WHAT THIS TASK INVOLVES =
Below are the records; extract from them the line containing "Output the Python" to the line containing "from matplotlib.patches import Rectangle", both lines included, exactly and with no pictures.

INFORMATION PROVIDED =
==========

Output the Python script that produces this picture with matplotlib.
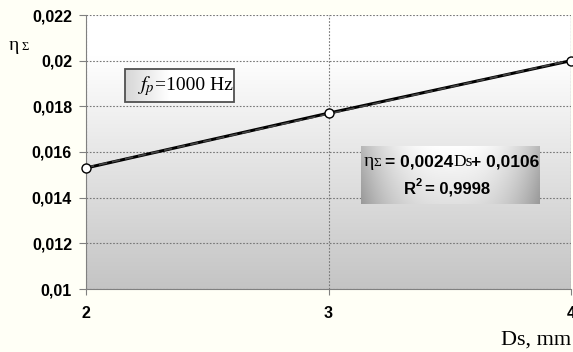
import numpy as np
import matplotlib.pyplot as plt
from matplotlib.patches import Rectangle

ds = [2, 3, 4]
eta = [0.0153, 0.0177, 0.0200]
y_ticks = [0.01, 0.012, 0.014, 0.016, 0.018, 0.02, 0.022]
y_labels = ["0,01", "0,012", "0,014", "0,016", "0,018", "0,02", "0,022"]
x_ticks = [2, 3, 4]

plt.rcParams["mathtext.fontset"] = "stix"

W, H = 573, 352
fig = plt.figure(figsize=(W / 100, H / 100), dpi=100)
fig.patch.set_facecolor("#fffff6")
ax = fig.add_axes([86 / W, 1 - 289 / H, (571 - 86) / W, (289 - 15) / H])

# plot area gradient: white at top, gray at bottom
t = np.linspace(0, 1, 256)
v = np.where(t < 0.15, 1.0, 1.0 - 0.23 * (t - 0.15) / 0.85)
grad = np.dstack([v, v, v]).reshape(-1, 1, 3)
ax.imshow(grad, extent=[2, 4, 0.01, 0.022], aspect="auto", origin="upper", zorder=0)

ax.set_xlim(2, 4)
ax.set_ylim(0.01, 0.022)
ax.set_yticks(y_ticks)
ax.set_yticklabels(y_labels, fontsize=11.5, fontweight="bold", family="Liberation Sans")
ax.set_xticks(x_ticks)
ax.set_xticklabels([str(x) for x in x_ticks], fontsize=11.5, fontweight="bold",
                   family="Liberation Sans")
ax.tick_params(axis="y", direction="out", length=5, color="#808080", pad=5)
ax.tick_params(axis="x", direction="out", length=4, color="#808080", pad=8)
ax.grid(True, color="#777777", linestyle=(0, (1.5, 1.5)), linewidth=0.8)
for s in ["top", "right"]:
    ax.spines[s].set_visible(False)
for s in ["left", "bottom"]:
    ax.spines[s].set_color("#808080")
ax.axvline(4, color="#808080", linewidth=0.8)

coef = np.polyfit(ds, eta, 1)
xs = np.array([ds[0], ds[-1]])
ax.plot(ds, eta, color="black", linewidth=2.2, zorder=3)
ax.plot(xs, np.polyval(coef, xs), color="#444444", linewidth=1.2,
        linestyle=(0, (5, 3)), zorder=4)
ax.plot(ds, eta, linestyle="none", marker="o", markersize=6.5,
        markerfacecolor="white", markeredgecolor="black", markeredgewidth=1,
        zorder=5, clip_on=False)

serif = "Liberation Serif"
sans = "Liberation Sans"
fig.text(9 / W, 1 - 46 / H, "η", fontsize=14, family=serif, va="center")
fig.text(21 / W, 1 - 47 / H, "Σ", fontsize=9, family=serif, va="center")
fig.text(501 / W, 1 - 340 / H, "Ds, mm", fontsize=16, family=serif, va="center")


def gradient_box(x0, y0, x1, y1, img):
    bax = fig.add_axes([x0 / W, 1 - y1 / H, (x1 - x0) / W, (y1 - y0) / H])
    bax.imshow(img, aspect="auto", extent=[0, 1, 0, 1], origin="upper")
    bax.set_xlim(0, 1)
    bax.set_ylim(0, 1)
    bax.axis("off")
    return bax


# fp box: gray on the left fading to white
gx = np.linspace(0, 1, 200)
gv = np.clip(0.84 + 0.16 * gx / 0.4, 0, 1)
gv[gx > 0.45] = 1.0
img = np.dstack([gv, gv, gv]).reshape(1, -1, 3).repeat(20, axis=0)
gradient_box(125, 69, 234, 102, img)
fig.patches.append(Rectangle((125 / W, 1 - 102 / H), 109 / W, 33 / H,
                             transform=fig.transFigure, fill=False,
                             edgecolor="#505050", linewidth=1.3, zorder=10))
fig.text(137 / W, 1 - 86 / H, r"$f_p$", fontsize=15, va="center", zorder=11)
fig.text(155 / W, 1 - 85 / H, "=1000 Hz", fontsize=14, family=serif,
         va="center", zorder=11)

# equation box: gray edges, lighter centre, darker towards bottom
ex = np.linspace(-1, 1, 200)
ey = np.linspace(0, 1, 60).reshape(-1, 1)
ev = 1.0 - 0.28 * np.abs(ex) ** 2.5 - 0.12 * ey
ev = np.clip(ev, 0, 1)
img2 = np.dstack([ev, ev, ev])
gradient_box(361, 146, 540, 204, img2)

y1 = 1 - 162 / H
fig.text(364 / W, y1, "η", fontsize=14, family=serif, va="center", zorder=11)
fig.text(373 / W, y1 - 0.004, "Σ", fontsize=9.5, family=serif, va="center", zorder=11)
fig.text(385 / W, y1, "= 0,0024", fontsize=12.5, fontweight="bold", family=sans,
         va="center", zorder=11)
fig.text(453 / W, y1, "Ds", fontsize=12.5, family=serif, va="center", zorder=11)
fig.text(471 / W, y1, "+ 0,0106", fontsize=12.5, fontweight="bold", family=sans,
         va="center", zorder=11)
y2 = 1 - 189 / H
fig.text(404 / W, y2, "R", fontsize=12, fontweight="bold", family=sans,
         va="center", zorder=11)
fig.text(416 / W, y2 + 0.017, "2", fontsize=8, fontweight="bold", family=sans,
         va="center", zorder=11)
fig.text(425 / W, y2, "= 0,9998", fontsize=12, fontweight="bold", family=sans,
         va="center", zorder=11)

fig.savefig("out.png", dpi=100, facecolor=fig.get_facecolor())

==========

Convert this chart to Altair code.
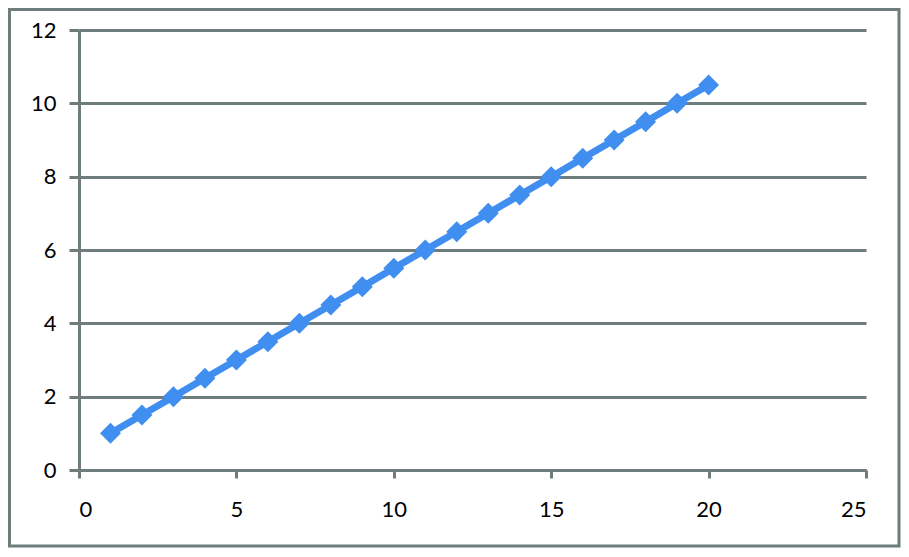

==========

RESPONSE TO THE EXERCISE =
Output the Python script that produces this picture with matplotlib.
import numpy as np
import matplotlib.pyplot as plt
from matplotlib.patches import Rectangle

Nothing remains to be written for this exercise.